The air component of the Water Follies is expanded in part because the Air National Guard is a sponsor of the hydroplane racing series this year.
And for the second year running, it will feature Klatt performing aerobatic stunts in his Staudacher S-300D plane.
Klatt will make the small 350-horsepower flying machine tumble, fly backward and speed 5 feet above the river's surface upside down during this weekend's performances, he said.
He gave the Herald a preview Thursday of what crowds can expect.
With fellow pilot Bill Kerns in the Staudacher virtually glued to his tail, Klatt flipped, twisted and dove through the skies above West Pasco and Hanford in an Extra 300L. He performed such air show classics as the barrel roll, the snap roll and the hammerhead stall.
Klatt flew his first plane at age 17. He has been a modern-day barnstormer for 10 years.
But his main objective isn't to wow people -- it's to represent the 107,000 men and women of the Air National Guard, he said.
Klatt has spent 21 years in the Guard. His real job is to fly F-16 Fighting Falcon jets for his country.
He flew three tours in Iraq -- in 2005, 2007 and 2009.
He takes flying very seriously, no matter if he's putting a prop plane through its paces or navigating a $3 million military jet.
"But at the end of the day, an air show is about entertainment," Klatt said. "Flying F-16s is about service and keeping the men and women on the ground out of harm's way. It's been a real pleasure to fly that airplane as long as I did."
But the days of flying fighter jets are winding down for the 44-year-old. He now spends a lot of time traveling the country to educate young people -- which in this case includes anyone between 17 and 39 -- about the opportunities the Air National Guard offers for college and careers.
And a sure way to get young people's attention is to hurl a plane through the air in daredevil fashion.
The maneuvers Klatt performs still keep him on his toes, even after flying them for years.

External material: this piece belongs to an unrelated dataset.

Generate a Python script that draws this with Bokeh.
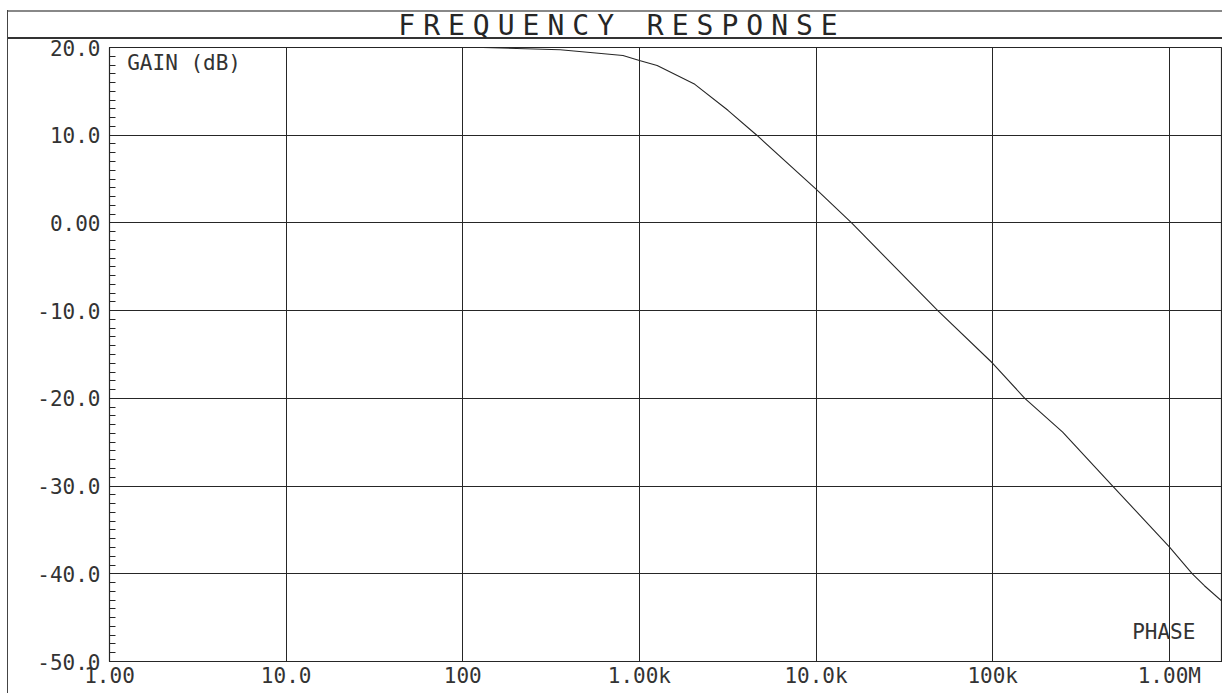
from bokeh.plotting import figure
from bokeh.models import FixedTicker, Label, Div, Range1d
from bokeh.layouts import column
from bokeh.embed import file_html
from bokeh.resources import INLINE

# ---- data ----
freq_hz = [1, 10, 100, 130, 356, 807, 1000, 1260, 2060, 3170, 4620, 10000,
           15900, 48900, 100000, 152000, 249000, 478000, 1000000, 1350000,
           1580000, 2000000]
gain_db = [20.05, 20.05, 20.05, 20.0, 19.74, 19.09, 18.52, 17.95, 15.80, 12.84,
           10.0, 3.86, 0.0, -10.0, -16.0, -20.0, -23.86, -30.0, -36.93, -40.0,
           -41.36, -43.18]

x_tick_values = [1, 10, 100, 1000, 10000, 100000, 1000000]
x_tick_labels = ["1.00", "10.0", "100", "1.00k", "10.0k", "100k", "1.00M"]
y_tick_values = [-50, -40, -30, -20, -10, 0, 10, 20]
y_tick_labels = ["-50.0", "-40.0", "-30.0", "-20.0", "-10.0", "0.00", "10.0", "20.0"]
y_minor_values = list(range(-50, 21))

title_text = "FREQUENCY RESPONSE"
trace_label = "GAIN (dB)"
second_label = "PHASE"

FONT = "DejaVu Sans Mono"
INK = "#262626"

band_style = ("display:block;width:1214px;"
              "border-top:2px solid #888;border-bottom:2px solid #333;"
              "height:29px;box-sizing:border-box;text-align:center;"
              "font-family:'DejaVu Sans Mono',monospace;font-size:28px;"
              "letter-spacing:8px;line-height:27px;padding-left:14px;"
              "color:#262626;white-space:nowrap")

# frame of the sheet: title band on top, a rule down the left side
title_div = Div(
    text=f'<div style="{band_style}">{title_text}</div>',
    width=1215, height=683,
    styles={"border-left": "1px solid #444", "box-sizing": "border-box"},
)
title_div.margin = (10, 0, 0, 7)

p = figure(
    width=1222, height=661,
    x_axis_type="log",
    x_range=Range1d(1, 2.0e6), y_range=Range1d(-50, 20),
    output_backend="svg", toolbar_location=None,
    min_border_left=109, min_border_right=0,
    min_border_top=18, min_border_bottom=29,
)
p.margin = (-664, 0, 0, 0)

p.line(freq_hz, gain_db, line_color=INK, line_width=1.1)

# axes
xa = p.xaxis[0]
xa.ticker = FixedTicker(ticks=x_tick_values, minor_ticks=[])
xa.major_label_overrides = {v: t for v, t in zip(x_tick_values, x_tick_labels)}
xa.major_tick_in = 0
xa.major_tick_out = 0
xa.minor_tick_in = 0
xa.minor_tick_out = 0
xa.major_label_standoff = 2
xa.axis_line_color = INK

ya = p.yaxis[0]
ya.ticker = FixedTicker(ticks=y_tick_values, minor_ticks=y_minor_values)
ya.major_label_overrides = {v: t for v, t in zip(y_tick_values, y_tick_labels)}
ya.major_tick_in = 16
ya.major_tick_out = 0
ya.minor_tick_in = 6
ya.minor_tick_out = 0
ya.major_label_standoff = 9
ya.axis_line_color = INK
ya.major_tick_line_color = INK
ya.minor_tick_line_color = INK

for ax in (xa, ya):
    ax.major_label_text_font = FONT
    ax.major_label_text_font_size = "21px"
    ax.major_label_text_color = "#333333"

p.xgrid.grid_line_color = INK
p.ygrid.grid_line_color = INK
p.xgrid.grid_line_width = 1
p.ygrid.grid_line_width = 1
p.xgrid.ticker = xa.ticker
p.ygrid.ticker = ya.ticker

p.outline_line_color = INK
p.outline_line_width = 1.2
p.background_fill_color = "white"
p.border_fill_alpha = 0

p.add_layout(Label(x=1.26, y=18.2, text=trace_label, text_font=FONT,
                   text_font_size="21px", text_color="#333333",
                   text_align="left", text_baseline="middle"))
p.add_layout(Label(x=9.3e5, y=-46.6, text=second_label, text_font=FONT,
                   text_font_size="21px", text_color="#333333",
                   text_align="center", text_baseline="middle"))

layout = column(title_div, p, spacing=0)

open("out.html", "w").write(file_html(layout, INLINE))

For starters, there's the strain of the gravitational forces on his body.
A human sitting on a park bench experiences a g-force of 1 -- simple gravitational pull that keeps him from floating.
On Thursday, Klatt put his plane into an outside loop -- imagine a string tied to the belly of the plane and spun around a giant's finger. It produced a force of negative 2-g on this body.
"You feel your head wants to come off and it's pushing everything inside you toward the top of your body," he said.
During the air show, he will subject himself to forces of 6- or 7-gs, he said.
Klatt still experiments with new maneuvers, though not during air shows, of course.
"Until you've done something 500 times you don't put it close to the ground," he said. "When you know exactly how (the plane) is going to tumble and how it's going to exit at which air speed, then you can bring it into your air show routine."
Klatt said seeing the earth recede below him is still as exhilarating for him as it was during his first flight.
"I still get nervous," he said. "I still have a lot of respect for flying."